» WORK REQUIRED
Copy out the line that contains "Convert this chart to matplotlib code.", the line that contains "ax.spines[side].set_linewidth(1.8)", and every line between them, exactly, and nothing else.

» EXERCISE MATERIALS
++++++++

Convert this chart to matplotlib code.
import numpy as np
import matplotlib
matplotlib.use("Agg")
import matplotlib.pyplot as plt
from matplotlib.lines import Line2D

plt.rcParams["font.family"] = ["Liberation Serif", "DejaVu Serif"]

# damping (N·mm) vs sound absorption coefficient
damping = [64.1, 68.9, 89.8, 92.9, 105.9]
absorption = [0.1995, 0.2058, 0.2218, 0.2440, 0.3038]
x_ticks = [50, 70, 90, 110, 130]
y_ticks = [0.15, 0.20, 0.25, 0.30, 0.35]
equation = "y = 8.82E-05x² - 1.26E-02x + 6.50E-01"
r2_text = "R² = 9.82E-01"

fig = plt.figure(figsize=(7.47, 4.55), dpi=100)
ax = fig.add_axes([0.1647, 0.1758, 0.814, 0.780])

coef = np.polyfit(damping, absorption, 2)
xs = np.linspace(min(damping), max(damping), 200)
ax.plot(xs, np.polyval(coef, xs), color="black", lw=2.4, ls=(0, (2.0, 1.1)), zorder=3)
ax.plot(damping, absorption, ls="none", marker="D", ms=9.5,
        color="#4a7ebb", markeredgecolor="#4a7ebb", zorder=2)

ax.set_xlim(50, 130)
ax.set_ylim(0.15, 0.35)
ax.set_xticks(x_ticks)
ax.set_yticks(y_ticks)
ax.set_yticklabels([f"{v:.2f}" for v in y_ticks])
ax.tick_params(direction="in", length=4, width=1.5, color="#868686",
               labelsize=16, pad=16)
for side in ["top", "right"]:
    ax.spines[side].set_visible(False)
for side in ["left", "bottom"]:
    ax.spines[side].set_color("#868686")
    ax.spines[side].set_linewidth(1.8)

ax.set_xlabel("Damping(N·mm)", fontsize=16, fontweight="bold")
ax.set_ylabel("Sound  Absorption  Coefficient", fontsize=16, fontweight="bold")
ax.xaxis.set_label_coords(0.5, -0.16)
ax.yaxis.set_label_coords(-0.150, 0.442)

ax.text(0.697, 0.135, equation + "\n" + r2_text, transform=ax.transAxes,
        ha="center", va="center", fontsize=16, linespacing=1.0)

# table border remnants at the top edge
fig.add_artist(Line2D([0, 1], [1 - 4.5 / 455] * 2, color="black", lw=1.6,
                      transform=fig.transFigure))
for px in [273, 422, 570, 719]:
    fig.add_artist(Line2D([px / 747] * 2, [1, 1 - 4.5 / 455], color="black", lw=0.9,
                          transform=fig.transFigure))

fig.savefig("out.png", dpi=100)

++++++++

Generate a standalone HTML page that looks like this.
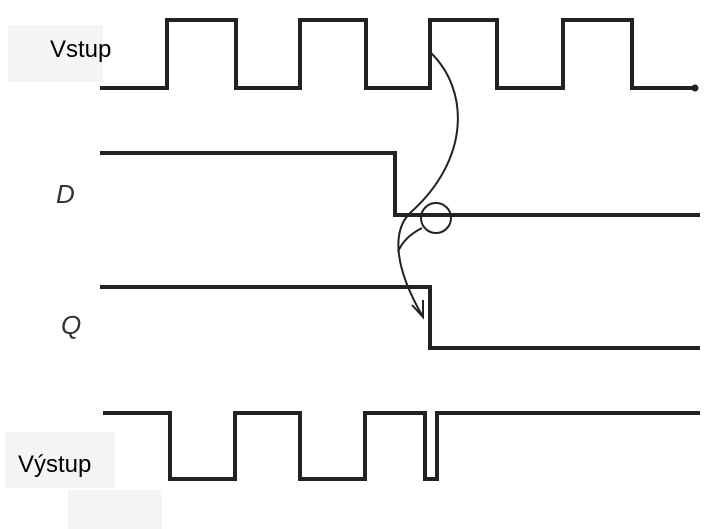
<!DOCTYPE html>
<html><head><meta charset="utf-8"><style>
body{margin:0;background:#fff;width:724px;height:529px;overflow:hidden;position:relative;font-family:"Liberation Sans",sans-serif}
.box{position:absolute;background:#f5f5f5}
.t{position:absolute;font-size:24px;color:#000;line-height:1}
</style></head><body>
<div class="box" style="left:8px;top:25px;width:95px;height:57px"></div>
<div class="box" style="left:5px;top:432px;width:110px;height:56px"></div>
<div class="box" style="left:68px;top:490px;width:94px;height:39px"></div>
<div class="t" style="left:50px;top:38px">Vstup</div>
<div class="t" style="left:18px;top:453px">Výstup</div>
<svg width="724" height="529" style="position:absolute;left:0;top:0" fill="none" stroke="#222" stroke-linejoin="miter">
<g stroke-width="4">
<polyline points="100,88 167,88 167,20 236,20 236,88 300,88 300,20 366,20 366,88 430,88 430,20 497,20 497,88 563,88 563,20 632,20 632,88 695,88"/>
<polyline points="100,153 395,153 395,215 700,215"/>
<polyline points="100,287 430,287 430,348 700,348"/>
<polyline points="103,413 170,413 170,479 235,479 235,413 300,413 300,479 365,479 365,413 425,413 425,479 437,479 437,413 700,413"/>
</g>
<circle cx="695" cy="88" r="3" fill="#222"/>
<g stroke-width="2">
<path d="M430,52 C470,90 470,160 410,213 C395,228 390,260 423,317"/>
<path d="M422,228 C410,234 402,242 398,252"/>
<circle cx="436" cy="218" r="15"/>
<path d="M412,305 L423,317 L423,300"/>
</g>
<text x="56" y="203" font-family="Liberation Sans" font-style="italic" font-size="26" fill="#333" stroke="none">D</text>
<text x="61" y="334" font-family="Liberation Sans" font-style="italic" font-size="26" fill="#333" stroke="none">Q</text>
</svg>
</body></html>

++++++++

» CORRECT RESULT
Convert this chart to matplotlib code.
import numpy as np
import matplotlib
matplotlib.use("Agg")
import matplotlib.pyplot as plt
from matplotlib.lines import Line2D

plt.rcParams["font.family"] = ["Liberation Serif", "DejaVu Serif"]

# damping (N·mm) vs sound absorption coefficient
damping = [64.1, 68.9, 89.8, 92.9, 105.9]
absorption = [0.1995, 0.2058, 0.2218, 0.2440, 0.3038]
x_ticks = [50, 70, 90, 110, 130]
y_ticks = [0.15, 0.20, 0.25, 0.30, 0.35]
equation = "y = 8.82E-05x² - 1.26E-02x + 6.50E-01"
r2_text = "R² = 9.82E-01"

fig = plt.figure(figsize=(7.47, 4.55), dpi=100)
ax = fig.add_axes([0.1647, 0.1758, 0.814, 0.780])

coef = np.polyfit(damping, absorption, 2)
xs = np.linspace(min(damping), max(damping), 200)
ax.plot(xs, np.polyval(coef, xs), color="black", lw=2.4, ls=(0, (2.0, 1.1)), zorder=3)
ax.plot(damping, absorption, ls="none", marker="D", ms=9.5,
        color="#4a7ebb", markeredgecolor="#4a7ebb", zorder=2)

ax.set_xlim(50, 130)
ax.set_ylim(0.15, 0.35)
ax.set_xticks(x_ticks)
ax.set_yticks(y_ticks)
ax.set_yticklabels([f"{v:.2f}" for v in y_ticks])
ax.tick_params(direction="in", length=4, width=1.5, color="#868686",
               labelsize=16, pad=16)
for side in ["top", "right"]:
    ax.spines[side].set_visible(False)
for side in ["left", "bottom"]:
    ax.spines[side].set_color("#868686")
    ax.spines[side].set_linewidth(1.8)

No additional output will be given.